Es gibt aber auch weiterhin Übergriffe in der analogen Welt. Einem knappen Drittel der Befragten wurden IT- oder Telekommunikationsgeräte gestohlen. Fast jedem Sechsten wurden physische Dokumente, Unterlagen, Muster, Maschinen, Bauteile oder ähnliches entwendet.
Die Stoßrichtung solcher Angriffe sei vielseitig, sagte Berg. Bei großen Ausschreibungen versuchten Wettbewerber Details zu Angeboten in Erfahrung zu bringen. Auch Informationen über Patente oder neue Entwicklungen etwa im Autobau seien begehrt.
Eine wichtige Rolle spielt so genanntes Social Engineering, bei dem Spitzel Menschen manipulieren und täuschen, um in den Besitz sensibler Daten zu gelangen. Ein Fünftel der Unternehmen hat einen solchen Angriff in der analogen Welt erlebt, ein Sechstel in der digitalen. Häufig gehe es zum Beispiel darum, mögliche Passwörter in Erfahrung zu bringen, sagte Berg. "Das kann man analog machen, indem ich mit Ihnen spazieren gehe und frage: Wie heißt eigentlich Ihr Hund?" - oder eben digital etwa durch die Auswertung sozialer Netzwerke.
Der größte Anteil von 39 Prozent entfiel auf Angriffe aus Deutschland - jedenfalls nach Einschätzung der Unternehmen. Auch Osteuropa, China und Russland sind demnach wichtige Akteure.

In einem Drittel der Fälle sind es ehemalige Kollegen

Die Täter sind nach Ansicht der Befragten in einem Drittel der Fälle ehemalige Kollegen, die absichtlich handelten, in 38 Prozent hatten sie Privatpersonen wie Hobby-Hacker im Verdacht. Ein Fünftel der Taten wird konkurrierenden Unternehmen zugeschrieben, ein weiteres Fünftel der Organisierten Kriminalität. In zwölf Prozent vermuten die Befragte ausländische Geheimdienste hinter den Angriffen - eine deutliche Steigerung zur letzten Befragung im Jahr 2017 mit damals 3 Prozent.
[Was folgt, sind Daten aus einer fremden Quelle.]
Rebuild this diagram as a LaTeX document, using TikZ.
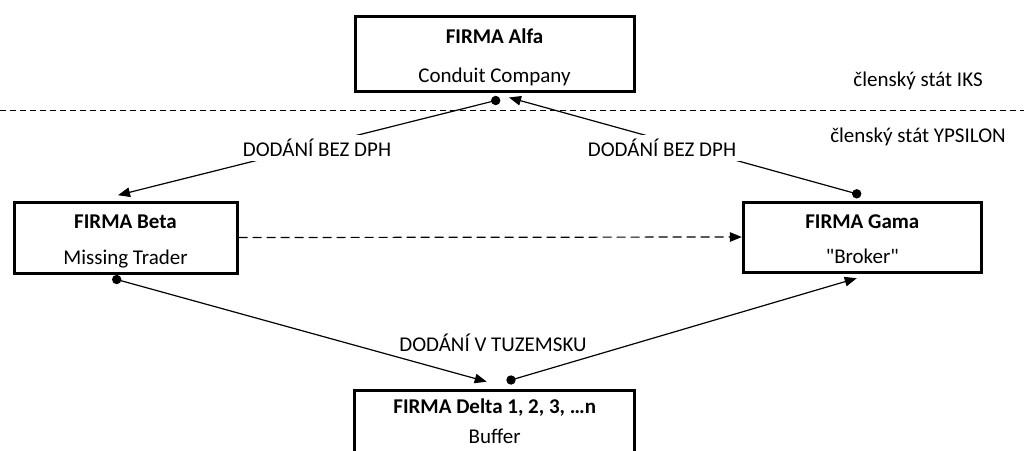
\documentclass[tikz,border=0pt]{standalone}
\usepackage{fontspec}
\setmainfont{Carlito}
\usetikzlibrary{arrows.meta}

% straight double quote, set as a glyph so no TeX ligature turns it curly
\newcommand\straightdq{\XeTeXglyph\XeTeXcharglyph"22\relax}

\tikzset{
  firm/.style={draw=black, line width=3pt, inner sep=0pt},
  firmname/.style={anchor=base, inner sep=0pt, font=\fontsize{21}{25}\selectfont\bfseries},
  firmrole/.style={anchor=base, inner sep=0pt, font=\fontsize{21}{25}\selectfont},
  flow/.style={line width=1.2pt, -{Triangle[length=12pt,width=9.5pt]}},
  plan/.style={line width=1.2pt, dash pattern=on 9pt off 5pt, -{Triangle[length=12pt,width=9.5pt]}},
  lbl/.style={font=\fontsize{21}{25}\selectfont, inner sep=0pt},
  tag/.style={lbl, fill=white, inner sep=4pt},
  border/.style={line width=0.9pt, dash pattern=on 6pt off 4pt},
  knob/.style={fill=black}
}

\begin{document}
\begin{tikzpicture}[x=1pt, y=-1pt]
  \useasboundingbox (0,0) rectangle (1024,450);
  \clip (0,0) rectangle (1024,450);

  % firms
  \node[firm, minimum width=279pt, minimum height=75pt] (alfa) at (494.5,53.5) {};
  \node[firm, minimum width=223pt, minimum height=71pt] (beta) at (125.5,237.5) {};
  \node[firm, minimum width=238pt, minimum height=70pt] (gama) at (862.3,237) {};
  \node[firm, minimum width=280pt, minimum height=72pt, anchor=north] (delta) at (494.7,388.7) {};

  \node[firmname] (alfaN) at ([yshift=-29pt]alfa.north) {FIRMA Alfa};
  \node[firmrole] (alfaR) at ([yshift=-68pt]alfa.north) {Conduit Company};
  \node[firmname] (betaN) at ([yshift=-28pt]beta.north) {FIRMA Beta};
  \node[firmrole] (betaR) at ([yshift=-64pt]beta.north) {Missing Trader};
  \node[firmname] (gamaN) at ([yshift=-28pt]gama.north) {FIRMA Gama};
  \node[firmrole] (gamaR) at ([yshift=-63pt]gama.north) {\straightdq Broker\straightdq};
  \node[firmname] (deltaN) at ([yshift=-25pt]delta.north) {FIRMA Delta 1, 2, 3, …n};
  \node[firmrole] (deltaR) at ([yshift=-54.5pt]delta.north) {Buffer};

  % border between the two member states
  \coordinate (bl) at (0,110);
  \coordinate (br) at (1024,110);
  \draw[border] (bl) -- (br);
  \node[lbl] (iks) at (918,81) {členský stát IKS};
  \node[lbl] (ypsilon) at (918,137) {členský stát YPSILON};

  % connector end points
  \coordinate (a1) at ([xshift=1.2pt,yshift=-8pt]alfa.south);
  \coordinate (a2) at ([xshift=14.5pt,yshift=-5pt]alfa.south);
  \coordinate (b1) at ([xshift=-7.5pt,yshift=5.3pt]beta.north);
  \coordinate (b2) at ([xshift=-8.8pt,yshift=-5pt]beta.south);
  \coordinate (g1) at ([xshift=-5.6pt,yshift=6.7pt]gama.north);
  \coordinate (g2) at ([xshift=-5.6pt,yshift=-4.7pt]gama.south);
  \coordinate (d1) at ([xshift=-8pt,yshift=7pt]delta.north);
  \coordinate (d2) at ([xshift=16.3pt,yshift=8.7pt]delta.north);

  % deliveries
  \draw[flow] (a1) -- (b1);
  \draw[flow] (g1) -- (a2);
  \draw[plan] (beta.east) -- (gama.west);
  \draw[flow] (b2) -- (d1);
  \draw[flow] (d2) -- (g2);
  \foreach \p in {a1,g1,b2,d2} \fill[knob] (\p) circle (4.7pt);

  \node[tag] (t1) at (317,148) {DODÁNÍ BEZ DPH};
  \node[tag] (t2) at (662,148) {DODÁNÍ BEZ DPH};
  \node[lbl] (t3) at (493,343) {DODÁNÍ V TUZEMSKU};
\end{tikzpicture}
\end{document}
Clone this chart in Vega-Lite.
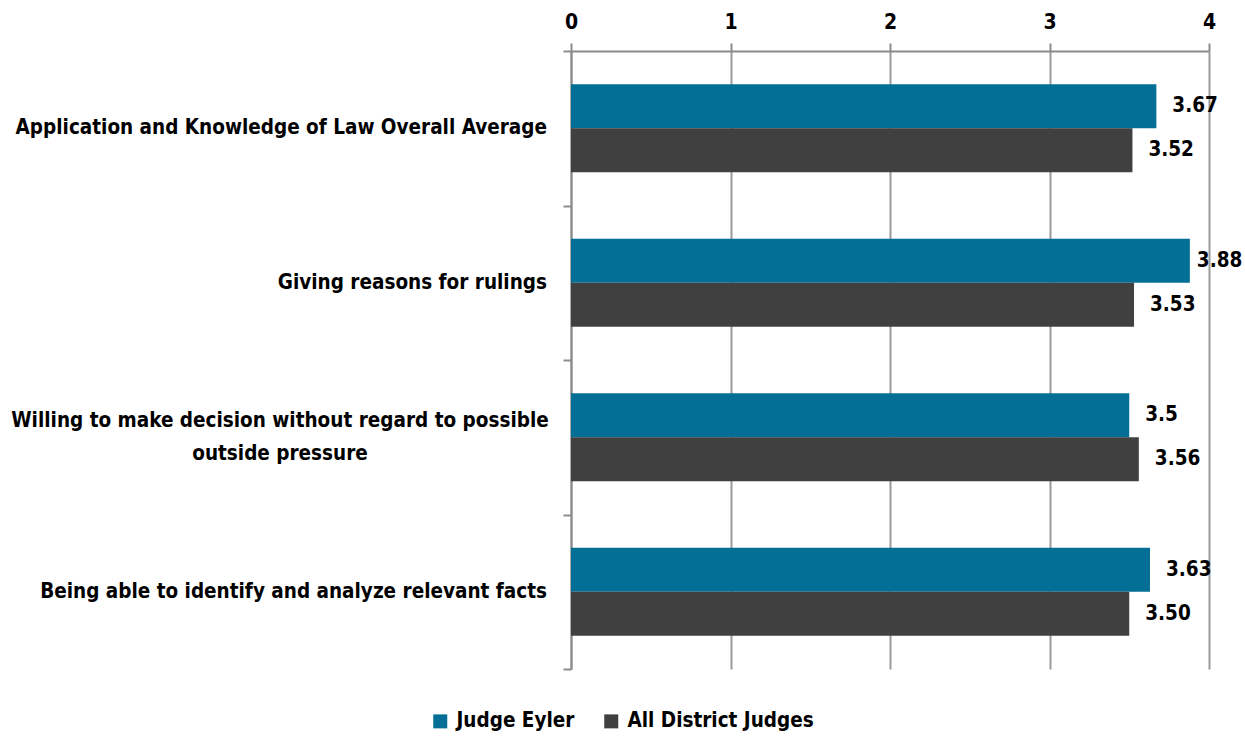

"Das muss man ein bisschen mit Vorsicht genießen, das sind ja Selbsteinschätzungen der Unternehmen", sagte Vize-Verfassungsschutz-Chef Niemeier zu dem wahrgenommenen Trend. "Aber ich glaube, die Tendenz ist richtig. Das können wir auch bestätigen."
In China vermute seine Behörde vor allem staatliche Stellen hinter den Angriffen, in Russland sei das nicht immer klar. Auch der Iran führe teils schlagkräftige Attacken aus.
Meist wurden die Firmen durch Hinweise aus den eigenen Reihen auf Angriffe aufmerksam. "Gut geschulte Mitarbeiter sind der effektivste Schutz", sagte Berg. Durch Schulungen lasse sich zudem die Gefahr durch Späh-E-Mails (Phishing) deutlich verringern. Dennoch blickt die überwiegende Mehrheit der Befragten skeptisch in die Zukunft: Die allermeisten erwarten eine Zunahme der Cyber-Angriffe.